-- RECORDS TO PROCESS start --

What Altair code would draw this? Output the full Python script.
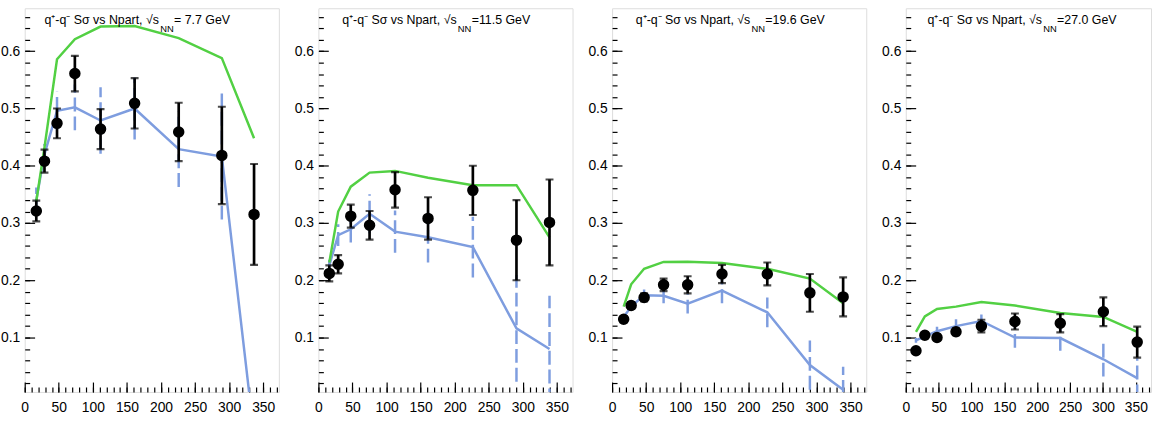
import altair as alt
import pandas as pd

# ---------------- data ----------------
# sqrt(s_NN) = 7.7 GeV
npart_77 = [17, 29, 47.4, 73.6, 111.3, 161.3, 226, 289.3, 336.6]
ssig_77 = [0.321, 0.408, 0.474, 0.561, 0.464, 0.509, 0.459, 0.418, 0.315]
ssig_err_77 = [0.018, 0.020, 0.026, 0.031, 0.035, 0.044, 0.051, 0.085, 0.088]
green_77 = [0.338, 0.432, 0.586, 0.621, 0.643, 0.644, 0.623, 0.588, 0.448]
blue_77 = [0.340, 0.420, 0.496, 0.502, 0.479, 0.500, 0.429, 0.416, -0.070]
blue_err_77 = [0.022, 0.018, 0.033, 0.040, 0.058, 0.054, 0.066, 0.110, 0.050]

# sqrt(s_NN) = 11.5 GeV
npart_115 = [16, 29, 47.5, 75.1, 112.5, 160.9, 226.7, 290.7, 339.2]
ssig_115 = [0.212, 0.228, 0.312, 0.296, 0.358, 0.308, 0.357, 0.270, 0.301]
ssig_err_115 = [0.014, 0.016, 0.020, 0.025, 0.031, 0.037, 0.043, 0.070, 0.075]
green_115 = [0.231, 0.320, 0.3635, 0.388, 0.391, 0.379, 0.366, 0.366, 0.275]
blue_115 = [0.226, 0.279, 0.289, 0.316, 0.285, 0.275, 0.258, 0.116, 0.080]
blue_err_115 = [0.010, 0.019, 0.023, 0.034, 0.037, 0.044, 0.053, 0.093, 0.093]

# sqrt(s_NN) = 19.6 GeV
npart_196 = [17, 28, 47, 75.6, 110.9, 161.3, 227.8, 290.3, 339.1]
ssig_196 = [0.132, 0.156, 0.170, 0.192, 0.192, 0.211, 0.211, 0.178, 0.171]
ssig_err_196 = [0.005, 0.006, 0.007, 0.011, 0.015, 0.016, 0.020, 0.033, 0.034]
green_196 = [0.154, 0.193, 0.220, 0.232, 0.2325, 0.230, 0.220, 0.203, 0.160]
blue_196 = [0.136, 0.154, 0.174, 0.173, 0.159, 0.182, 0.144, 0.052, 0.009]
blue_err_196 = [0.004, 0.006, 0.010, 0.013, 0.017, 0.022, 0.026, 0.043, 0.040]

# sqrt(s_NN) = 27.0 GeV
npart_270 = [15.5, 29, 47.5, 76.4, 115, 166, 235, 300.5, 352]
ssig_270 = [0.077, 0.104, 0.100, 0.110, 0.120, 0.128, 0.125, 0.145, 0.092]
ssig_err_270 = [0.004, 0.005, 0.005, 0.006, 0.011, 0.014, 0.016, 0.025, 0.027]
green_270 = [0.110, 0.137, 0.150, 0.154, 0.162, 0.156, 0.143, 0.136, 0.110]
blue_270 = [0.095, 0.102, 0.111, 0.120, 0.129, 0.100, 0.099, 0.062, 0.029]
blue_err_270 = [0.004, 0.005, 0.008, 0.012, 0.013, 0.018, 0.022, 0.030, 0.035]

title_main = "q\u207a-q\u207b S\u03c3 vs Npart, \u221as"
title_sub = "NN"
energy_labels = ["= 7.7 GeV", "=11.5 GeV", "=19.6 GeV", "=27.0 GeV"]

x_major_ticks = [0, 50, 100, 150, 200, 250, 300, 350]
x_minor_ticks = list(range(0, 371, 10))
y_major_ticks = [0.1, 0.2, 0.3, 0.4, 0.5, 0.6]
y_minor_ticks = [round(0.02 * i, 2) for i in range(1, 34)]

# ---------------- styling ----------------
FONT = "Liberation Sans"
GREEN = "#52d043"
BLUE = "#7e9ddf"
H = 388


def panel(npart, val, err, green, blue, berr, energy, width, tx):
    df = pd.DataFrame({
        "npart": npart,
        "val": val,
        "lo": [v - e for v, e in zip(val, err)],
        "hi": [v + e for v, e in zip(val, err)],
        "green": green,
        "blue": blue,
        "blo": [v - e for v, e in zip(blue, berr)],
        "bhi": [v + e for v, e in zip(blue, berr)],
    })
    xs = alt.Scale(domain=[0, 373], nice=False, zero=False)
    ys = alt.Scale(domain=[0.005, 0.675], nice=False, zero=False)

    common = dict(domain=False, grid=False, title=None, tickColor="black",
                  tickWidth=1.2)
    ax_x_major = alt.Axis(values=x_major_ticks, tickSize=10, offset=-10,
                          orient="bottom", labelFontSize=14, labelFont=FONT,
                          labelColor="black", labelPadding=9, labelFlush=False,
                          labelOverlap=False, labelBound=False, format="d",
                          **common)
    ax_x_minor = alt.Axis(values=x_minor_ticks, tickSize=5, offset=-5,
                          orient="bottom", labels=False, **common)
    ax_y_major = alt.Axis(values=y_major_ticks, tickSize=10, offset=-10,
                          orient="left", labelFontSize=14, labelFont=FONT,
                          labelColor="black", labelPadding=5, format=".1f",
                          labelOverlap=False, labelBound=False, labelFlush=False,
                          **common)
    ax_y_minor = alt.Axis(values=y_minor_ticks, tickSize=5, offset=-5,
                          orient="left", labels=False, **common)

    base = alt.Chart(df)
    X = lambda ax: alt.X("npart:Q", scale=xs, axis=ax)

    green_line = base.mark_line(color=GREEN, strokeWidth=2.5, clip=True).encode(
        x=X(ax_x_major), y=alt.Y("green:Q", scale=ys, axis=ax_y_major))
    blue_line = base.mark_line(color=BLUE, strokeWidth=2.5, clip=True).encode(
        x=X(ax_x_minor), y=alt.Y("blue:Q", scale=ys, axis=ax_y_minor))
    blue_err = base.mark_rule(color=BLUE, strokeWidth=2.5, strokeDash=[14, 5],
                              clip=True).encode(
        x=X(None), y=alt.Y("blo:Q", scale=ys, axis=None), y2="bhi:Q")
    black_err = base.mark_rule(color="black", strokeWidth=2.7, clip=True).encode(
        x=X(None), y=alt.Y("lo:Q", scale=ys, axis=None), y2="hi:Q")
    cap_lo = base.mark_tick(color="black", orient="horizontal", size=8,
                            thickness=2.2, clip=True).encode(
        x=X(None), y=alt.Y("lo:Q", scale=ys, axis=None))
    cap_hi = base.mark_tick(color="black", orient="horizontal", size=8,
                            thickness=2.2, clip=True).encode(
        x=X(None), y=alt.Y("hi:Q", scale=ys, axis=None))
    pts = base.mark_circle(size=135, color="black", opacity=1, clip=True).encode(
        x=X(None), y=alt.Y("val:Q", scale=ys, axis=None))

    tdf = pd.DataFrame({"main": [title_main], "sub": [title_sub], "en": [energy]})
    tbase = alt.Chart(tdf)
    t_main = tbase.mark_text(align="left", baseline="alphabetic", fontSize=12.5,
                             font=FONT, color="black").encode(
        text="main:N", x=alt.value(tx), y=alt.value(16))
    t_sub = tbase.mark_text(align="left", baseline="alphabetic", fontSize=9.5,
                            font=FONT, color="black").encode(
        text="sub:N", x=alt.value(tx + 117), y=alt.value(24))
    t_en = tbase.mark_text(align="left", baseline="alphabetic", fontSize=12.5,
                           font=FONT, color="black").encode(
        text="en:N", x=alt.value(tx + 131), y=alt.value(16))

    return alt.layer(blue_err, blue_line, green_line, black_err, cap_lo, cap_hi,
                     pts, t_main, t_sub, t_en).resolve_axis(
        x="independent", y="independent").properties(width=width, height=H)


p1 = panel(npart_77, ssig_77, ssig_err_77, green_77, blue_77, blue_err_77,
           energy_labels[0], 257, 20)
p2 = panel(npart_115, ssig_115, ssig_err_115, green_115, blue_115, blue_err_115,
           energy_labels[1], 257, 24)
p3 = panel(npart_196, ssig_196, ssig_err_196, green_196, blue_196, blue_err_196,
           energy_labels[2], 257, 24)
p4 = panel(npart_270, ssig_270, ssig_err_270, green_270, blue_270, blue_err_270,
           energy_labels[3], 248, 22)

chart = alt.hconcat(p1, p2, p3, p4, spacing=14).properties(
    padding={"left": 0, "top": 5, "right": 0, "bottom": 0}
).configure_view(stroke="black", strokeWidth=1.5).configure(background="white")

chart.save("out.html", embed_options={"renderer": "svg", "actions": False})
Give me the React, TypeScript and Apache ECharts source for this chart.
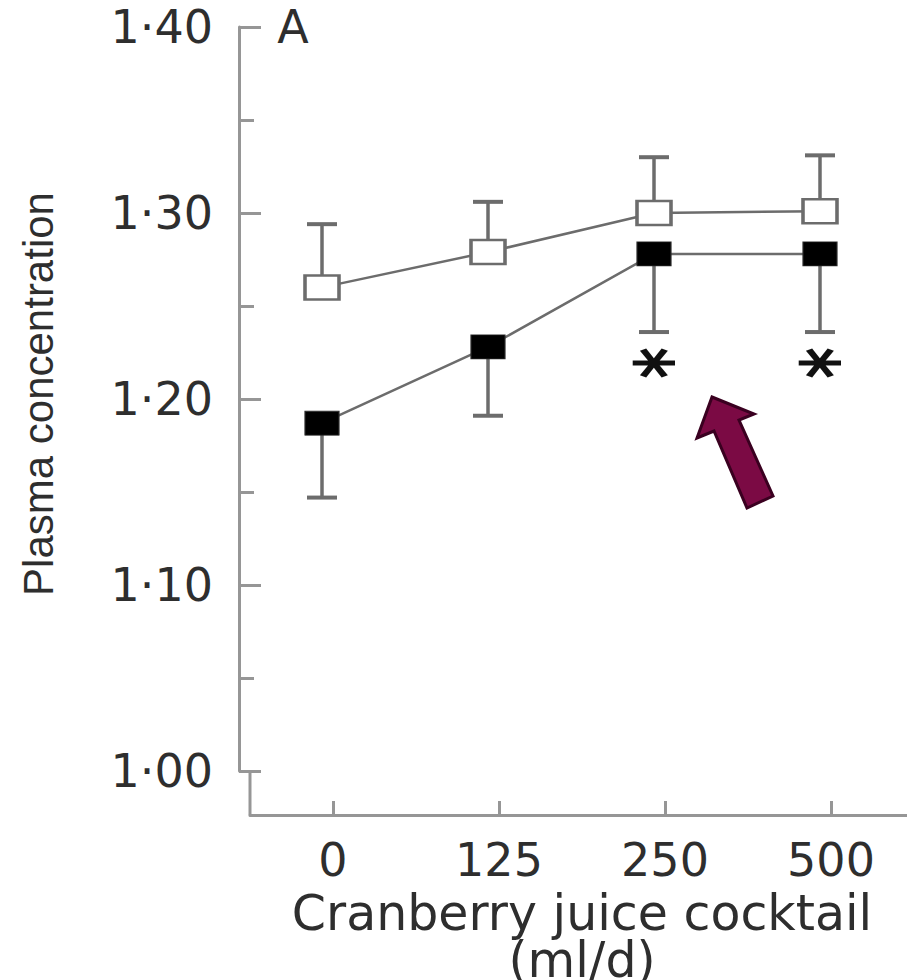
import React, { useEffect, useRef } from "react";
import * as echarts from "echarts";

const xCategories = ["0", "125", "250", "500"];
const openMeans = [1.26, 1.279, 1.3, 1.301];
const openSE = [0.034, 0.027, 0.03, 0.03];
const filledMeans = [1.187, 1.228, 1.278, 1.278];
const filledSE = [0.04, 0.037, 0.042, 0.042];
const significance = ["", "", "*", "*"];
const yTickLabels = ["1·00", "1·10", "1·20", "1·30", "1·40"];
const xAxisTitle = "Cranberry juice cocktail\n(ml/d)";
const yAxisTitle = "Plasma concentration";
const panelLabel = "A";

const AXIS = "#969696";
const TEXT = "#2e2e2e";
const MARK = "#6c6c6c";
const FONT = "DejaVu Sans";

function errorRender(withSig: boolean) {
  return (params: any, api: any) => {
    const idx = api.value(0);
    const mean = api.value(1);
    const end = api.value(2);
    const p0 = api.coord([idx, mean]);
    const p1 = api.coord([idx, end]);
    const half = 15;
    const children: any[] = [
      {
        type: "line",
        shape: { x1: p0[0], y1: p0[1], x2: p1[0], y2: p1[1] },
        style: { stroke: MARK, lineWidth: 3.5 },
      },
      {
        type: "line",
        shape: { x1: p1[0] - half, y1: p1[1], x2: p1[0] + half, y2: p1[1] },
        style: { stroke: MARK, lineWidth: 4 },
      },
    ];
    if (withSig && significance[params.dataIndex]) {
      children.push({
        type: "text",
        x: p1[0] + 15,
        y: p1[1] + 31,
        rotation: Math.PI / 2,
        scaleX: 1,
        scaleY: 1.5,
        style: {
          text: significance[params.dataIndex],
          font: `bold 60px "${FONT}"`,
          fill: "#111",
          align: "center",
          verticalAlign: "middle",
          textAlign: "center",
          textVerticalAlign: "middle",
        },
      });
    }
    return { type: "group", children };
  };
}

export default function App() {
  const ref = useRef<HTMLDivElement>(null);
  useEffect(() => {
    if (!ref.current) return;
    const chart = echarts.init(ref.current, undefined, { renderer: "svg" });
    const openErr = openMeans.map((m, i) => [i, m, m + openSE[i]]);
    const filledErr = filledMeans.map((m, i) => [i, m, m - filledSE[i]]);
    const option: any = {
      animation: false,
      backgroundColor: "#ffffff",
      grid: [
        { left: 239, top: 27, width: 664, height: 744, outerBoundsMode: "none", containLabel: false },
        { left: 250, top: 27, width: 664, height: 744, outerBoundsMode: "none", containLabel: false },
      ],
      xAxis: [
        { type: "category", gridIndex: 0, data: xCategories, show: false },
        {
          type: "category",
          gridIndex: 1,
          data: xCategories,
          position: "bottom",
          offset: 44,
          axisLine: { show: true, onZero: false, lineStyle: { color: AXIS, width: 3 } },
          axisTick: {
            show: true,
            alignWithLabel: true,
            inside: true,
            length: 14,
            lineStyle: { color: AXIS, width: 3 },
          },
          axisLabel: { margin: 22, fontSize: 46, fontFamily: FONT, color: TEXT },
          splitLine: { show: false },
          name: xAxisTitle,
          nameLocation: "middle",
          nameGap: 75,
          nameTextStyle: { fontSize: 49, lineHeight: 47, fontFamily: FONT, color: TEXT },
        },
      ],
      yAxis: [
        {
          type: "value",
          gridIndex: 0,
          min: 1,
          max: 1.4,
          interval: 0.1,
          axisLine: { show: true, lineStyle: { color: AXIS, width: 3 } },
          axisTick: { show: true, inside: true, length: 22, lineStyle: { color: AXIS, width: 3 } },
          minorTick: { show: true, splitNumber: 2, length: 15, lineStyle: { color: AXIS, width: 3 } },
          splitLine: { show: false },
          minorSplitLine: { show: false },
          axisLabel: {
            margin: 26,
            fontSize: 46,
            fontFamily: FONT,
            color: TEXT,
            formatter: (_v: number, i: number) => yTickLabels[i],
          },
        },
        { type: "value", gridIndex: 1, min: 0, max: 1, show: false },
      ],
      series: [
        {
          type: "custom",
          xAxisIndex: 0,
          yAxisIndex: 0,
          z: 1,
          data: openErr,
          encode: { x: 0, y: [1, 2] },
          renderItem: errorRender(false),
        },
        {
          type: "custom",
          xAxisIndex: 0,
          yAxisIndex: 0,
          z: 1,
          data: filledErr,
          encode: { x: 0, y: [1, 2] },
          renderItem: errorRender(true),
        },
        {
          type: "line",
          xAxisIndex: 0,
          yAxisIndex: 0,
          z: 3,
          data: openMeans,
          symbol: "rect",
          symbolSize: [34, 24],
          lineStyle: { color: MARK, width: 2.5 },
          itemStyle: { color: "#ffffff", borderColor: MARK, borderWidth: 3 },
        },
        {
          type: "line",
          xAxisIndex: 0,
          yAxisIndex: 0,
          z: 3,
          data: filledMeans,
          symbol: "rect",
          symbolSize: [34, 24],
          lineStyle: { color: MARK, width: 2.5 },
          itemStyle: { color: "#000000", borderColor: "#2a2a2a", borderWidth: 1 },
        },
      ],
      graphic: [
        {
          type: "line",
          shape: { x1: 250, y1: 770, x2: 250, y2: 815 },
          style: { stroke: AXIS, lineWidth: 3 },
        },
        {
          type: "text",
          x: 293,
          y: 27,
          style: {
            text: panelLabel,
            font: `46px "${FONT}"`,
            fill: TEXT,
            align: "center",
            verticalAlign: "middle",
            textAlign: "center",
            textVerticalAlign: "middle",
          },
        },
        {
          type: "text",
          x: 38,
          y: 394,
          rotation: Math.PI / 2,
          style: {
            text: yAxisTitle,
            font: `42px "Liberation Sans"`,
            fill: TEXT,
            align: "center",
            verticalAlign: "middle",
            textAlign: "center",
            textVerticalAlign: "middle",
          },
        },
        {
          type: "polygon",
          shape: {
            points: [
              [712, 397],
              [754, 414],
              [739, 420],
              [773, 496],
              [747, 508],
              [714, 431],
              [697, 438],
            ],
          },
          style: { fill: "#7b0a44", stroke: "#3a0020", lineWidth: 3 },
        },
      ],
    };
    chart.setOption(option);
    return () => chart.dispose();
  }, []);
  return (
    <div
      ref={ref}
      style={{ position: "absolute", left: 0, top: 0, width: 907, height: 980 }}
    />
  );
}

-- RECORDS TO PROCESS end --

## WRITTEN PROBLEM
Write out each line of the listing above, exactly, from its first line to the line holding "import pandas as pd", inclusive. Skip the pictures.

## SOLUTION TO THE EXERCISE
What Altair code would draw this? Output the full Python script.
import altair as alt
import pandas as pd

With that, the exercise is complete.